Vi sono poi casi in cui la motivazione per cui l’individuo non viene rilasciato in natura è la sua origine geografica: molti animali selvatici che arrivano al Centro sono esotici e, se rilasciati, potrebbero causare danni ecologici anche gravi. È il caso del procione Lucio, sottratto a una donna che lo teneva in casa come animale di compagnia. Per quanto l’animale si fosse abituato a quella strana simbiosi interspecie, si trattava di una situazione problematica sotto diversi aspetti, non ultimo quello sanitario: non solo il procione è una specie esotica invasiva, ma è portatore di un parassita potenzialmente mortale per l’essere umano. Per questo è stato sequestrato alla sua proprietaria e inserito nella colonia di procioni del Monte Adone. Al di là delle considerazioni legali ed ecologiche, bisogna tenere conto dei reali bisogni di questi individui: “Lucio conosceva solo le persone, ma guardare la sua reazione al nuovo ambiente e vederlo sereno, giocoso e con la possibilità di esprimere i propri comportamenti naturali e sociali è stato per noi il traguardo più grande”.

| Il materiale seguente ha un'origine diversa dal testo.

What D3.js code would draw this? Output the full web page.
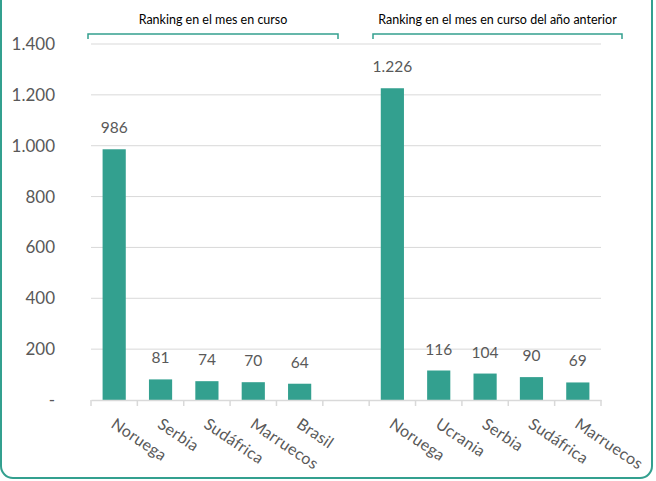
<!DOCTYPE html>
<html>
<head>
<meta charset="utf-8">
<script src="https://cdn.jsdelivr.net/npm/d3@7"></script>
<style>
  body { margin: 0; background: #fff; }
  text { font-family: Lato, "Open Sans", sans-serif; }
</style>
</head>
<body>
<svg id="chart" width="656" height="481"></svg>
<script>
// Data
const groupTitles = ["Ranking en el mes en curso", "Ranking en el mes en curso del año anterior"];
const currentCountries = ["Noruega", "Serbia", "Sudáfrica", "Marruecos", "Brasil"];
const currentValues = [986, 81, 74, 70, 64];
const previousCountries = ["Noruega", "Ucrania", "Serbia", "Sudáfrica", "Marruecos"];
const previousValues = [1226, 116, 104, 90, 69];
const yTicks = [0, 200, 400, 600, 800, 1000, 1200, 1400];

const barColor = "#33a08f";
const textColor = "#595959";
const gridColor = "#d9d9d9";

const svg = d3.select("#chart");
const margin = { top: 44, left: 91, right: 55, bottom: 81 };
const width = 656 - margin.left - margin.right;
const height = 481 - margin.top - margin.bottom;

// Frame round the whole chart
svg.append("rect")
  .attr("x", 1).attr("y", -30)
  .attr("width", 651).attr("height", 508)
  .attr("rx", 12)
  .attr("fill", "none")
  .attr("stroke", barColor)
  .attr("stroke-width", 2);

// one combined list with an empty slot between the groups
const rows = currentCountries.map((c, i) => ({ key: "a" + i, name: c, value: currentValues[i] }))
  .concat([{ key: "gap", name: "", value: null }])
  .concat(previousCountries.map((c, i) => ({ key: "b" + i, name: c, value: previousValues[i] })));

const x = d3.scaleBand()
  .domain(rows.map(d => d.key))
  .range([0, width])
  .paddingInner(0.5)
  .paddingOuter(0.25);

const y = d3.scaleLinear()
  .domain([0, 1400])
  .range([height, 0]);

const g = svg.append("g")
  .attr("transform", `translate(${margin.left},${margin.top})`);

// Gridlines
g.append("g")
  .selectAll("line")
  .data(yTicks.filter(t => t > 0))
  .join("line")
  .attr("x1", 0).attr("x2", width)
  .attr("y1", d => y(d)).attr("y2", d => y(d))
  .attr("stroke", gridColor)
  .attr("stroke-width", 1);

// Y axis labels
const fmt = d3.formatLocale({ decimal: ",", thousands: ".", grouping: [3], currency: ["", ""] }).format(",d");
g.append("g")
  .selectAll("text")
  .data(yTicks)
  .join("text")
  .attr("x", -36)
  .attr("y", d => y(d))
  .attr("dy", "0.35em")
  .attr("text-anchor", "end")
  .attr("fill", textColor)
  .style("font-size", "17px")
  .text(d => d === 0 ? "-" : fmt(d));

// Bars
g.append("g")
  .selectAll("rect")
  .data(rows.filter(d => d.value !== null))
  .join("rect")
  .attr("x", d => x(d.key))
  .attr("y", d => y(d.value))
  .attr("width", x.bandwidth())
  .attr("height", d => height - y(d.value))
  .attr("fill", barColor);

// Value labels
g.append("g")
  .selectAll("text")
  .data(rows.filter(d => d.value !== null))
  .join("text")
  .attr("x", d => x(d.key) + x.bandwidth() / 2)
  .attr("y", d => y(d.value) - 16)
  .attr("text-anchor", "middle")
  .attr("fill", textColor)
  .style("font-size", "15.5px")
  .text(d => fmt(d.value));

// X axis line
const step = x.step();
const axisG = g.append("g")
  .attr("transform", `translate(0,${height})`)
  .call(d3.axisBottom(x).tickSize(0).tickFormat(""));
axisG.select(".domain").attr("stroke", gridColor).attr("stroke-width", 1.5);

// Tick marks at slot boundaries
g.append("g")
  .selectAll("line")
  .data(d3.range(rows.length + 1))
  .join("line")
  .attr("x1", i => i * step).attr("x2", i => i * step)
  .attr("y1", height).attr("y2", height + 6)
  .attr("stroke", gridColor)
  .attr("stroke-width", 1.5);

// Rotated category labels
g.append("g")
  .selectAll("text")
  .data(rows.filter(d => d.name))
  .join("text")
  .attr("transform", d => `translate(${x(d.key) + x.bandwidth() / 2 - 1},${height + 22}) rotate(34)`)
  .attr("text-anchor", "start")
  .attr("dy", "0.35em")
  .attr("fill", textColor)
  .style("font-size", "16px")
  .style("letter-spacing", "0.3px")
  .text(d => d.name);

// Group brackets and titles
const groups = [
  { title: groupTitles[0], x0: -3, x1: 247 },
  { title: groupTitles[1], x0: 282, x1: 531 }
];
groups.forEach(gr => {
  const by = -10;
  g.append("path")
    .attr("d", `M${gr.x0},${by + 5}V${by}H${gr.x1}V${by + 5}`)
    .attr("fill", "none")
    .attr("stroke", barColor)
    .attr("stroke-width", 1.5);
  g.append("text")
    .attr("x", (gr.x0 + gr.x1) / 2)
    .attr("y", by - 10)
    .attr("text-anchor", "middle")
    .attr("fill", "#000")
    .style("font-size", "12.5px")
    .text(gr.title);
});
</script>
</body>
</html>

Superare l’ostilità con la conoscenza
Molti degli interventi dei volontari del CRASE Monte Adone consistono nel tentativo di liberare animali rimasti incastrati in trappole di vario genere: laccioli d’acciaio che lacerano le carni, tagliole, recinzioni, bocconi avvelenati o residui di incontri indesiderati con armi da fuoco. Sembra un ritorno al medioevo, come considera amaramente Berti: “Fin dalla notte dei tempi i carnivori, dagli orsi ai lupi, dalle volpi ai rapaci, sono stati considerati nemici dell’uomo. Invece di pensare a forme di convivenza, ancora oggi c’è chi trova rassicurazione (e spesso anche piacere) nel negare l’esistenza ad altri esseri viventi, che in qualche modo minaccerebbero la sua, di esistenza”. In Italia, questa lotta senza quartiere – e assolutamente illegale – alla fauna selvatica è in rapido aumento. Prendendo il Centro tutela fauna Monte Adone come ‘termometro’ di questo fenomeno, emergono numeri impressionanti: dei cento lupi recuperati e curati dal 1989 ad oggi, ben 53 sono stati recuperati solo dal 2020, e più del 40% è reduce da un attacco di bracconaggio.

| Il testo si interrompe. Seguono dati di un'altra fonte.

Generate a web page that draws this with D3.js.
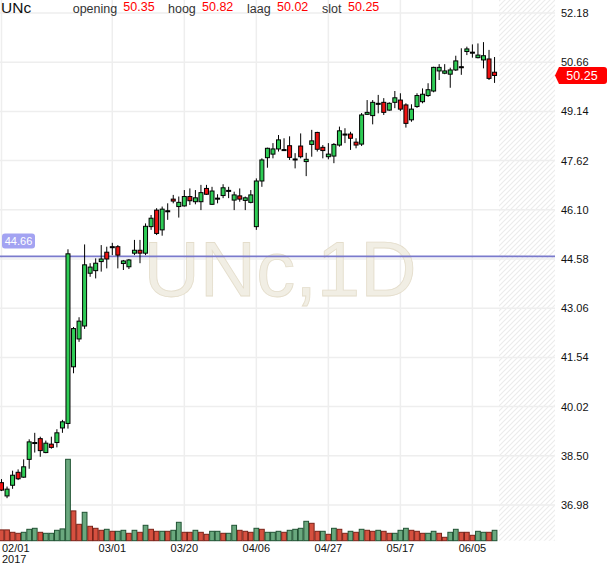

Il tema è complesso: le popolazioni di lupo, così come quelle di orso, sono tornate ad aumentare nelle foreste del Paese dopo decenni, se non secoli, di assenza. Questa distanza fisica ha fatto dimenticare alle persone le regole di base di una coesistenza pacifica: i carnivori non sono un rischio di per sé, ma possono diventarlo se la convivenza non è gestita in modo adeguato. Il bracconaggio è un fenomeno in crescita e le sue conseguenze non riguardano solo i singoli individui colpiti, ma si ripercuotono sull’intero ecosistema.

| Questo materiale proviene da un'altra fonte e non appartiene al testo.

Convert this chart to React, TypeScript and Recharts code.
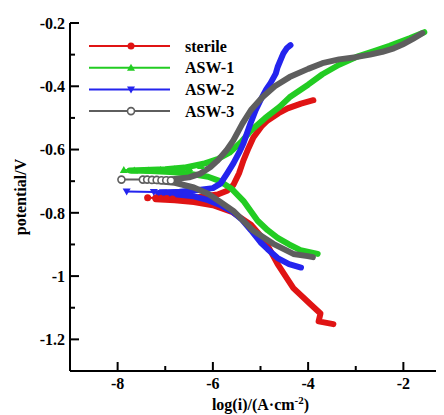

Una coesistenza pacifica con la fauna selvatica è ancora un’utopia, più che una realtà. Ed è così per diverse ragioni, tra cui la mancanza di un’educazione adeguata e di un’informazione capillare su questi temi. Entità come i CRAS ricoprono, perciò, un ruolo importante su più fronti: da una parte, svolgono un’attività essenziale di tutela e cura degli animali che, su tutto il territorio nazionale, subiscono gli effetti dell’incontro accidentale con gli umani. Dall’altra parte, come dimostra la storia del CRASE Monte Adone, questa attività sul campo rappresenta un bagaglio di esperienze che è importante condividere, anche attraverso progetti educativi, per aumentare la sensibilità e la consapevolezza sul nostro rapporto con il mondo naturale e i suoi abitanti.